Eventually the bank reaches its maximum capacity and the fire marshall (the SRE) kicks them all out.
Under the hood, Elasticsearch is using Java’s regular expression engine to perform pattern analysis. The way this engine is implemented allows for blazing speed at the cost of safety checks like early termination. Pathological RegEx, like the kind that overwhelmed the poor teller in the previous example, are possible, and the onus for mitigating against such patterns is on the developer.
Once we realized that this was a regular expression at the root of the problem, we had to review the slow indexing logs to figure out which document was actually causing the RegEx engine to choke.
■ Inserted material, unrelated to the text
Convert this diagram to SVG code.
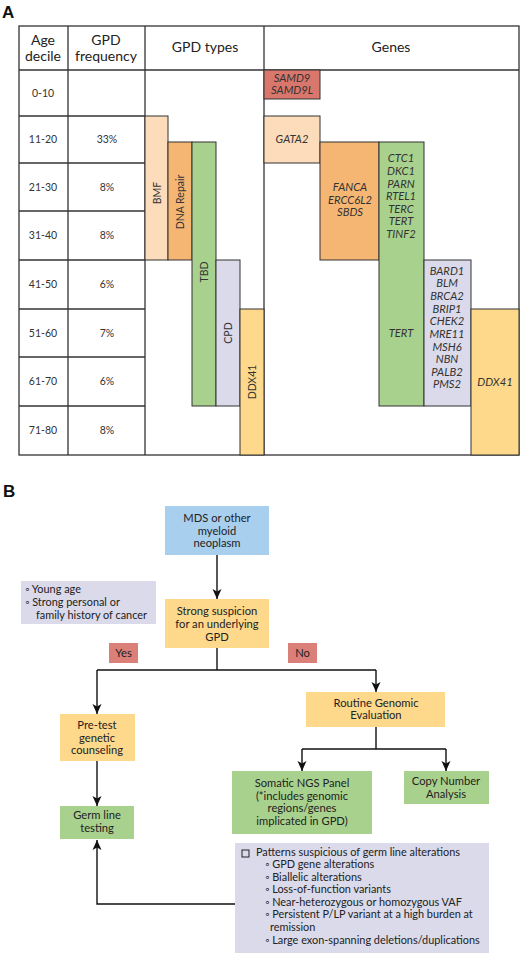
<svg xmlns="http://www.w3.org/2000/svg" width="520" height="954" viewBox="0 0 520 954">
<defs>
<style>
text{font-family:Lato,"Open Sans","Liberation Sans",sans-serif;fill:#222;}
.hd{font-size:14px;text-anchor:middle;}
.rw{font-size:10.5px;text-anchor:middle;fill:#333;}
.gn{font-size:11.2px;font-style:italic;text-anchor:middle;fill:#333;}
.vt{font-size:10.5px;text-anchor:middle;dominant-baseline:central;fill:#333;}
.fl{font-size:11.2px;text-anchor:middle;}
.ls{font-size:10.9px;}
.grid{stroke:#333;stroke-width:1.3;fill:none;}
.bar{stroke:#333;stroke-width:1;}
.conn{stroke:#111;stroke-width:1.4;fill:none;}
.peach{fill:#FCDCBA;}
.orange{fill:#F5B673;}
.green{fill:#A9D18E;}
.lav{fill:#DADAEA;}
.yel{fill:#FED98C;}
.red{fill:#D9776D;}
.blue{fill:#A9CFEF;}
.tag{fill:#DB8079;}
.lbl{font-size:17px;font-weight:bold;font-family:"Liberation Sans",Arial,sans-serif;fill:#111;}
</style>
<marker id="ah" markerUnits="userSpaceOnUse" markerWidth="10" markerHeight="10" viewBox="0 0 10 10" refX="10" refY="5" orient="auto">
<path d="M0,0.5 L10,5 L0,9.5 L2.5,5 z" fill="#111"/>
</marker>
</defs>
<rect width="520" height="954" fill="#fff"/>

<text class="lbl" x="2" y="18">A</text>

<g id="table">
<rect class="grid" x="19" y="26" width="500" height="429"/>
<line class="grid" x1="19" y1="70" x2="519" y2="70"/>
<line class="grid" x1="68" y1="26" x2="68" y2="455"/>
<line class="grid" x1="145" y1="26" x2="145" y2="455"/>
<line class="grid" x1="264" y1="26" x2="264" y2="455"/>
<line class="grid" x1="19" y1="116" x2="145" y2="116"/>
<line class="grid" x1="19" y1="163" x2="145" y2="163"/>
<line class="grid" x1="19" y1="211" x2="145" y2="211"/>
<line class="grid" x1="19" y1="260" x2="145" y2="260"/>
<line class="grid" x1="19" y1="309" x2="145" y2="309"/>
<line class="grid" x1="19" y1="357" x2="145" y2="357"/>
<line class="grid" x1="19" y1="406" x2="145" y2="406"/>
<text class="hd" x="43" y="45">Age</text>
<text class="hd" x="43" y="61">decile</text>
<text class="hd" x="106" y="45">GPD</text>
<text class="hd" x="106" y="61">frequency</text>
<text class="hd" x="205" y="52">GPD types</text>
<text class="hd" x="391" y="52">Genes</text>
<text class="rw" x="43" y="97">0-10</text>
<text class="rw" x="43" y="143">11-20</text><text class="rw" x="107" y="143">33%</text>
<text class="rw" x="43" y="191">21-30</text><text class="rw" x="107" y="191">8%</text>
<text class="rw" x="43" y="239">31-40</text><text class="rw" x="107" y="239">8%</text>
<text class="rw" x="43" y="288">41-50</text><text class="rw" x="107" y="288">6%</text>
<text class="rw" x="43" y="337">51-60</text><text class="rw" x="107" y="337">7%</text>
<text class="rw" x="43" y="385">61-70</text><text class="rw" x="107" y="385">6%</text>
<text class="rw" x="43" y="434">71-80</text><text class="rw" x="107" y="434">8%</text>
</g>

<g id="gpd-types">
<g id="bmf"><rect class="bar peach" x="145" y="116" width="23" height="144"/><text class="vt" transform="translate(157,193) rotate(-90)">BMF</text></g>
<g id="dna-repair"><rect class="bar orange" x="168" y="142" width="24" height="118"/><text class="vt" transform="translate(180,202) rotate(-90)">DNA Repair</text></g>
<g id="tbd"><rect class="bar green" x="192" y="142" width="24" height="264"/><text class="vt" transform="translate(204,272) rotate(-90)">TBD</text></g>
<g id="cpd"><rect class="bar lav" x="216" y="260" width="24" height="146"/><text class="vt" transform="translate(228,333) rotate(-90)">CPD</text></g>
<g id="ddx41-type"><rect class="bar yel" x="240" y="309" width="24" height="146"/><text class="vt" transform="translate(252,382) rotate(-90)">DDX41</text></g>
</g>

<g id="genes">
<g id="samd9"><rect class="bar red" x="264" y="70" width="56" height="29"/><text class="gn" x="292" y="82">SAMD9</text><text class="gn" x="292" y="94">SAMD9L</text></g>
<g id="gata2"><rect class="bar peach" x="264" y="116" width="56" height="47"/><text class="gn" x="292" y="143">GATA2</text></g>
<g id="fanca"><rect class="bar orange" x="320" y="142" width="59" height="118"/><text class="gn" x="350" y="191">FANCA</text><text class="gn" x="350" y="204">ERCC6L2</text><text class="gn" x="350" y="216">SBDS</text></g>
<g id="tbd-genes"><rect class="bar green" x="379" y="142" width="45" height="264"/>
<text class="gn" x="401" y="162">CTC1</text><text class="gn" x="401" y="175">DKC1</text><text class="gn" x="401" y="188">PARN</text><text class="gn" x="401" y="200">RTEL1</text><text class="gn" x="401" y="213">TERC</text><text class="gn" x="401" y="225">TERT</text><text class="gn" x="401" y="238">TINF2</text><text class="gn" x="401" y="337">TERT</text></g>
<g id="cpd-genes"><rect class="bar lav" x="424" y="260" width="47" height="146"/>
<text class="gn" x="447" y="275">BARD1</text><text class="gn" x="447" y="287">BLM</text><text class="gn" x="447" y="300">BRCA2</text><text class="gn" x="447" y="313">BRIP1</text><text class="gn" x="447" y="325">CHEK2</text><text class="gn" x="447" y="338">MRE11</text><text class="gn" x="447" y="351">MSH6</text><text class="gn" x="447" y="363">NBN</text><text class="gn" x="447" y="376">PALB2</text><text class="gn" x="447" y="388">PMS2</text></g>
<g id="ddx41-gene"><rect class="bar yel" x="471" y="309" width="48" height="146"/><text class="gn" x="495" y="386">DDX41</text></g>
</g>

<text class="lbl" x="3" y="497">B</text>

<g id="connectors">
<line class="conn" x1="217" y1="555" x2="217" y2="599" marker-end="url(#ah)"/>
<polyline class="conn" points="217,648 217,670"/>
<line class="conn" x1="97" y1="670" x2="376" y2="670"/>
<line class="conn" x1="97" y1="670" x2="97" y2="714" marker-end="url(#ah)"/>
<line class="conn" x1="376" y1="670" x2="376" y2="692" marker-end="url(#ah)"/>
<line class="conn" x1="376" y1="727" x2="376" y2="749"/>
<line class="conn" x1="302" y1="749" x2="446" y2="749"/>
<line class="conn" x1="302" y1="749" x2="302" y2="771" marker-end="url(#ah)"/>
<line class="conn" x1="446" y1="749" x2="446" y2="771" marker-end="url(#ah)"/>
<line class="conn" x1="97" y1="761" x2="97" y2="806" marker-end="url(#ah)"/>
<polyline class="conn" points="235,904 97,904 97,840" marker-end="url(#ah)"/>
</g>

<g id="mds"><rect class="blue" x="165" y="506" width="104" height="49"/>
<text class="fl" x="217" y="522">MDS or other</text><text class="fl" x="217" y="535">myeloid</text><text class="fl" x="217" y="547">neoplasm</text></g>

<g id="criteria"><rect class="lav" x="21" y="581" width="135" height="43"/>
<text class="ls" x="25" y="593">◦ Young age</text><text class="ls" x="25" y="606">◦ Strong personal or</text><text class="ls" x="36" y="619">family history of cancer</text></g>

<g id="suspicion"><rect class="yel" x="165" y="599" width="104" height="49"/>
<text class="fl" x="217" y="615">Strong suspicion</text><text class="fl" x="217" y="628">for an underlying</text><text class="fl" x="217" y="641">GPD</text></g>

<g id="yes"><rect class="tag" x="109" y="643" width="29" height="20"/><text class="fl" x="123.5" y="657">Yes</text></g>
<g id="no"><rect class="tag" x="288" y="643" width="29" height="20"/><text class="fl" x="302.5" y="657">No</text></g>

<g id="pretest"><rect class="yel" x="60" y="714" width="75" height="47"/>
<text class="fl" x="97" y="729">Pre-test</text><text class="fl" x="97" y="742">genetic</text><text class="fl" x="97" y="754">counseling</text></g>

<g id="routine"><rect class="yel" x="306" y="692" width="139" height="35"/>
<text class="fl" x="376" y="707">Routine Genomic</text><text class="fl" x="376" y="719">Evaluation</text></g>

<g id="somatic"><rect class="green" x="232" y="771" width="140" height="63"/>
<text class="fl" x="302" y="787">Somatic NGS Panel</text><text class="fl" x="302" y="800">(*includes genomic</text><text class="fl" x="302" y="812">regions/genes</text><text class="fl" x="302" y="825">implicated in GPD)</text></g>

<g id="copynumber"><rect class="green" x="404" y="771" width="85" height="33"/>
<text class="fl" x="446" y="785">Copy Number</text><text class="fl" x="446" y="798">Analysis</text></g>

<g id="germline"><rect class="green" x="60" y="806" width="74" height="33"/>
<text class="fl" x="97" y="819">Germ line</text><text class="fl" x="97" y="832">testing</text></g>

<g id="patterns"><rect class="lav" x="235" y="843" width="254" height="110"/>
<rect x="242" y="850" width="7" height="7" fill="none" stroke="#222" stroke-width="1"/>
<text class="ls" x="256" y="856">Patterns suspicious of germ line alterations</text>
<text class="ls" x="265" y="868">◦ GPD gene alterations</text>
<text class="ls" x="265" y="881">◦ Biallelic alterations</text>
<text class="ls" x="265" y="893">◦ Loss-of-function variants</text>
<text class="ls" x="265" y="906">◦ Near-heterozygous or homozygous VAF</text>
<text class="ls" x="265" y="918">◦ Persistent P/LP variant at a high burden at</text>
<text class="ls" x="270" y="931">remission</text>
<text class="ls" x="265" y="944">◦ Large exon-spanning deletions/duplications</text>
</g>
</svg>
When we found the document, we were able to overwrite it by updating the problematic field to be empty, and setting the document version to a large number. This solution was fortunate because this customer controlled their versions externally. Most customers don’t do this.
Updating the version field was a stop gap. Ultimately, we worked with the customer to refactor their analyzer to put boundary conditions on the expression ^ and $ simplistically. This made the expression less “greedy” and mitigated against the root problem.
RegEx is powerful, but it’s very difficult to do it right. It can be tricky to write one for real world data that has 0 edge cases. This is especially true when dealing with customer inputs; it’s common knowledge these days to sanitize database inputs, but it’s less common to think about sanitizing RegEx inputs, especially with engines that don’t provide safety mechanisms like early termination.
These edge cases can lead to serious problems and downtime later on. Keep this in mind when trying to solve an issue with RegEx. Or be prepared to have two problems.